On the south side of Washington Square Park, you’ll see Cambodian Cuisine prominently written in green paint on the side of a new food truck. But on all the truck’s other sides, you’ll read “On the street looking to survive” painted on in a very pronounced red hue. The poster board attached just behind the truck’s passenger-side door explains why.
It all began in 2005 when Jerry Ley, owner of Cambodian Cuisine in Fort Greene, lost his lease due to rising real estate prices from the Atlantic Yards project. That year, Ley relocated to a building on East 93rd Street in Manhattan, but greater problems accompanied. A complicated three-year legal dispute between Ley and the new building’s landlord both delayed the opening of his new restaurant and led to its closing six months later.

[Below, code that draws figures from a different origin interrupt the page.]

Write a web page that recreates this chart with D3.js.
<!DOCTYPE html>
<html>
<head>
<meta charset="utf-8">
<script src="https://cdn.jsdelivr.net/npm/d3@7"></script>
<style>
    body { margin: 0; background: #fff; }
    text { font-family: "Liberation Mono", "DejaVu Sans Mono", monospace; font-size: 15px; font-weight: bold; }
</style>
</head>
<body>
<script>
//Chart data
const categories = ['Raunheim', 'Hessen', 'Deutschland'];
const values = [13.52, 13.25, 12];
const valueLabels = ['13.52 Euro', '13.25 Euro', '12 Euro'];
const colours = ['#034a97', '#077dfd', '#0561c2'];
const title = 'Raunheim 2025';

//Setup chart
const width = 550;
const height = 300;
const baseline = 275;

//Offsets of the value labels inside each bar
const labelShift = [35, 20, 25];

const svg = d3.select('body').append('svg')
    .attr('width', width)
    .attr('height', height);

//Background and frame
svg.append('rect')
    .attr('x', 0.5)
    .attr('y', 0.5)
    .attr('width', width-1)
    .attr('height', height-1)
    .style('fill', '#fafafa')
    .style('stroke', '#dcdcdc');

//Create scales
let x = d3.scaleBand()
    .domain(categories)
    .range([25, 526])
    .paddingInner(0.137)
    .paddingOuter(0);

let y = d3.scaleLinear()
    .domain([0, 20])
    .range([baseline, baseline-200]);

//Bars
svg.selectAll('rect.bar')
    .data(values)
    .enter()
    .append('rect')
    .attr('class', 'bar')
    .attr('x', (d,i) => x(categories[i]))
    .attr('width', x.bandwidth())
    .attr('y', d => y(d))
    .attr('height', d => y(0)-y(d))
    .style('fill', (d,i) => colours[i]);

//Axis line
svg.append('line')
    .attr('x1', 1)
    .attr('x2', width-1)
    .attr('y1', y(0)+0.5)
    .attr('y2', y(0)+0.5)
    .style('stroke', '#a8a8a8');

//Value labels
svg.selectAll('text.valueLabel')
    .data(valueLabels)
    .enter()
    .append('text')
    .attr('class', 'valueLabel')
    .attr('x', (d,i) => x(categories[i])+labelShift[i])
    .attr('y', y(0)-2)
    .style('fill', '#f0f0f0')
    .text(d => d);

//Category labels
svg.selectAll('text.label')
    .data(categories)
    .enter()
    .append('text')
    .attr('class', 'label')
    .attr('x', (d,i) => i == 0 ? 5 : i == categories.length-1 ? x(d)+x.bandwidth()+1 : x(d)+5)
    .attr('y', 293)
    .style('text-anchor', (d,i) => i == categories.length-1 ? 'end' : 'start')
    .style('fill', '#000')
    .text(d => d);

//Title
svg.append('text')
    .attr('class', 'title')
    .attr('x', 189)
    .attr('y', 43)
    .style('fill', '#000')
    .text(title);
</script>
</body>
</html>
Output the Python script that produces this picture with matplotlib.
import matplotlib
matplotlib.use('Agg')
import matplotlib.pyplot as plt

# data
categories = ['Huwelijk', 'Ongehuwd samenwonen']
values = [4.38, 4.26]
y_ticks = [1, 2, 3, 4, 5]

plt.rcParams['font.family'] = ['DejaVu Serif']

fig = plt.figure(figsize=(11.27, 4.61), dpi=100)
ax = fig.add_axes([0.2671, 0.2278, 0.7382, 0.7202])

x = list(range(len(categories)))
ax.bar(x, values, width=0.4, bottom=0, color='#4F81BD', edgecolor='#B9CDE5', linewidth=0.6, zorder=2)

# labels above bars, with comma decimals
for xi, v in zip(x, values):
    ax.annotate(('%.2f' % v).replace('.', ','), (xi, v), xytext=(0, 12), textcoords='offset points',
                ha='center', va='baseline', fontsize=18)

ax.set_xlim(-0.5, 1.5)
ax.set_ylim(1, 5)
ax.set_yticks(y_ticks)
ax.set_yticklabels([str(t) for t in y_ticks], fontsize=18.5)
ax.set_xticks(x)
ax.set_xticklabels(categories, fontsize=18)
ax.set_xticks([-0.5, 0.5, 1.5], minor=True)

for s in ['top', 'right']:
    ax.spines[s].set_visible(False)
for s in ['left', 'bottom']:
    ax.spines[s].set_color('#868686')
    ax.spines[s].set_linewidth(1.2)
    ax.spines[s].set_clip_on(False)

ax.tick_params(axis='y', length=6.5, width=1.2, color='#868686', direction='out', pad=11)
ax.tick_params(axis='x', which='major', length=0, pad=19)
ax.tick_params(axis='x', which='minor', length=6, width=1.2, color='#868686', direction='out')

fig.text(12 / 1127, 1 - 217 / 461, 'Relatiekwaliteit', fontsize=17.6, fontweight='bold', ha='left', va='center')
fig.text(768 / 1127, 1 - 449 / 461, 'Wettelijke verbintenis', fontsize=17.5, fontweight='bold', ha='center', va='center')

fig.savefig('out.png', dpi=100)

Now, Ley said, he really is on the street looking to survive.
“It’s too much to bear,” he said. “I cannot stand still—I need to feed my family.”

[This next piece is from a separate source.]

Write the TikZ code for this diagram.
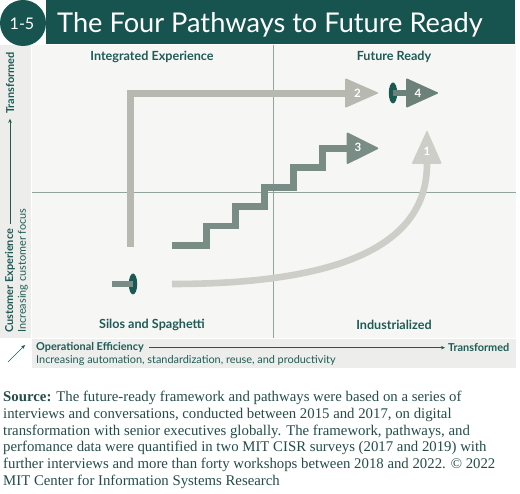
\documentclass[tikz,border=0pt]{standalone}
\usepackage{fontspec}
\setmainfont{Liberation Serif}
\newfontfamily\gfont{Lato}
\usetikzlibrary{arrows.meta}
\definecolor{tealdark}{HTML}{17544F}
\definecolor{labelteal}{HTML}{1E5B56}
\definecolor{ctwo}{HTML}{B7B9B1}
\definecolor{cone}{HTML}{CDCEC8}
\definecolor{cthree}{HTML}{7A8C86}
\definecolor{cfour}{HTML}{6D817B}
\definecolor{cell}{HTML}{1A5954}
\definecolor{divider}{HTML}{93A39E}
\definecolor{panelbg}{HTML}{F6F6F4}
\definecolor{bandbg}{HTML}{EDEDEB}
\definecolor{srctext}{HTML}{244D48}
\tikzset{
  qlabel/.style={text=labelteal, font=\gfont\bfseries\fontsize{12.6}{14}\selectfont, inner sep=0},
  axbold/.style={text=labelteal, font=\gfont\bfseries\fontsize{10.9}{12}\selectfont, inner sep=0},
  axreg/.style={text=labelteal, font=\gfont\fontsize{10.9}{12}\selectfont, inner sep=0},
  axline/.style={draw=labelteal, line width=0.7pt, -{Stealth[length=4pt,width=3.5pt]}},
  pathline/.style={line width=6.6pt, line cap=butt, line join=miter},
  headshape/.style={rounded corners=1.2pt},
  numlabel/.style={text=white, font=\gfont\bfseries\fontsize{11.5}{13}\selectfont, inner sep=0},
  srcline/.style={text=srctext, font=\fontsize{14.8}{16}\selectfont, anchor=base west, inner sep=0},
}
\begin{document}
\begin{tikzpicture}[x=1pt,y=-1pt]
\useasboundingbox (0,0) rectangle (520,494);
\fill[white] (0,0) rectangle (520,494);
% backgrounds
\fill[panelbg] (32,45) rectangle (516,338);
\fill[bandbg] (0,45) rectangle (31,338);
\fill[bandbg] (32,339) rectangle (516,368);
% dividers
\draw[divider, line width=0.8pt] (273,45) -- (273,338);
\draw[divider, line width=0.8pt] (32,192) -- (516,192);
% title
\fill[tealdark] (46,0) rectangle (515,44);
\fill[tealdark] (23,23) circle (23);
\node[text=white, font=\gfont\fontsize{16}{18}\selectfont, inner sep=0] (num) at (22,24) {1-5};
\node[text=white, font=\gfont\fontsize{27.2}{30}\selectfont, anchor=base west, inner sep=0] (title) at (57,33) {The Four Pathways to Future Ready};
% quadrant labels
\node[qlabel] (ie) at (152,57) {Integrated Experience};
\node[qlabel] (fr) at (394,57) {Future Ready};
\node[qlabel] (ss) at (152,325) {Silos and Spaghetti};
\node[qlabel] (ind) at (394,325) {Industrialized};
% y axis
\node[axbold, rotate=90] (ytr) at (10,83) {Transformed};
\node[axbold, rotate=90, anchor=west] (ycx) at (10,333) {Customer Experience};
\node[axreg, rotate=90, anchor=west] (ycf) at (23,333) {Increasing customer focus};
\draw[axline, shorten <=5pt, shorten >=5pt] (ycx.east) -- (ytr.west);
% x axis
\node[axbold, anchor=west] (oe) at (36,347.7) {Operational Efficiency};
\node[axbold, anchor=west] (xtr) at (448,347.7) {Transformed};
\node[axreg, anchor=west] (inc) at (36,360) {Increasing automation, standardization, reuse, and productivity};
\draw[axline, shorten <=5pt, shorten >=3pt] (oe.east) -- (xtr.west);
\coordinate (d1) at (8,362);
\coordinate (d2) at (25,345);
\draw[axline] (d1) -- (d2);
% pathway 2
\coordinate (p2a) at (130.7,247);
\coordinate (p2b) at (130.7,93.3);
\coordinate (p2c) at (346,93.3);
\draw[pathline, draw=ctwo] (p2a) -- (p2b) -- (p2c);
\fill[ctwo, headshape] (345,78) -- (379,93) -- (345,108) -- cycle;
\node[numlabel] (n2) at (357.5,93) {2};
% pathway 3
\draw[pathline, draw=cthree] (172,245.7) -- (206.5,245.7) -- (206.5,226) -- (235.7,226) -- (235.7,206.7) -- (264.3,206.7) -- (264.3,187.3) -- (293.3,187.3) -- (293.3,167.7) -- (322.3,167.7) -- (322.3,148.3) -- (347.5,148.3);
\fill[cthree, headshape] (346.7,132) -- (379.3,148.3) -- (346.7,164.5) -- cycle;
\node[numlabel] (n3) at (358,147.5) {3};
% pathway 1
\coordinate (p1a) at (172,284);
\coordinate (p1b) at (427,164);
\draw[pathline, draw=cone] (p1a) .. controls (330,284) and (427,250) .. (p1b);
\fill[cone, headshape] (411.5,164) -- (427,130) -- (442,164) -- cycle;
\node[numlabel] (n1) at (427,151.5) {1};
% start marker
\fill[cell] (133,284) ellipse [x radius=4.2, y radius=10.5];
\draw[pathline, draw=cthree] (112,284) -- (133,284);
% pathway 4
\fill[cell] (393,93) ellipse [x radius=4.2, y radius=10.5];
\draw[pathline, draw=cfour] (393,93) -- (407,93);
\fill[cfour, headshape] (406,78) -- (439,93) -- (406,108) -- cycle;
\node[numlabel] (n4) at (418,93) {4};
% source
\node[srcline] (s1) at (3,401.5) {\textbf{Source:} The future-ready framework and pathways were based on a series of};
\node[srcline] (s2) at (3,418.3) {interviews and conversations, conducted between 2015 and 2017, on digital};
\node[srcline] (s3) at (3,435.1) {transformation with senior executives globally. The framework, pathways, and};
\node[srcline] (s4) at (3,451.9) {perfomance data were quantified in two MIT CISR surveys (2017 and 2019) with};
\node[srcline] (s5) at (3,468.7) {further interviews and more than forty workshops between 2018 and 2022. \textcopyright{} 2022};
\node[srcline] (s6) at (3,485.5) {MIT Center for Information Systems Research};
\end{tikzpicture}
\end{document}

But luckily for Ley, he has customers. Ian Head, a 10-year Fort Greene resident, said he stopped by Ley’s Fort Greene restaurant often to pick up his favorite tofu and vegetable dishes.

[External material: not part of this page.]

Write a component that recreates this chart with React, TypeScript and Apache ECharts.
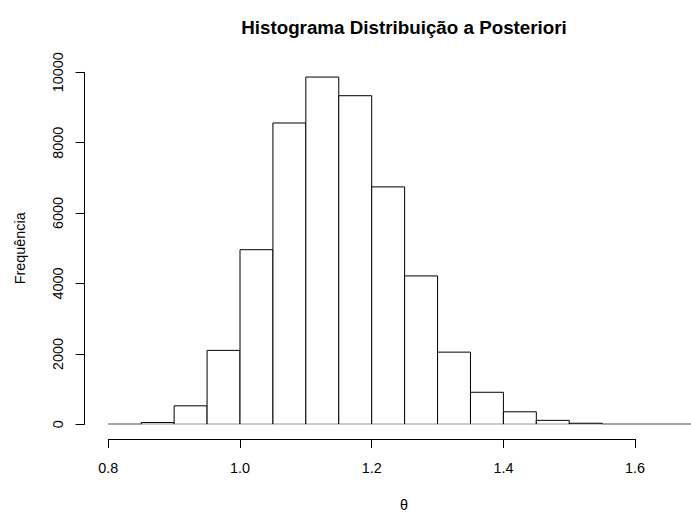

“I was bummed…because I have my places I go to eat, and that was one of my places,” he said. “As soon as I heard about this, I was, like, yes,” he said about Ley’s new mobile operation.
Ley’s new menu is a reduced one—there are only so many items he can make in his truck. But even limited, it contains an impressive spread of 17 noodle, fish, chicken, and tofu platters, all of which are inexpensively priced.
Rachel Tenenbaum, a new customer, said the food isn’t the only thing that’s cheap.
“The real estate’s nothing,” she said about Ley’s parking spot. “I think it’s quite smart.”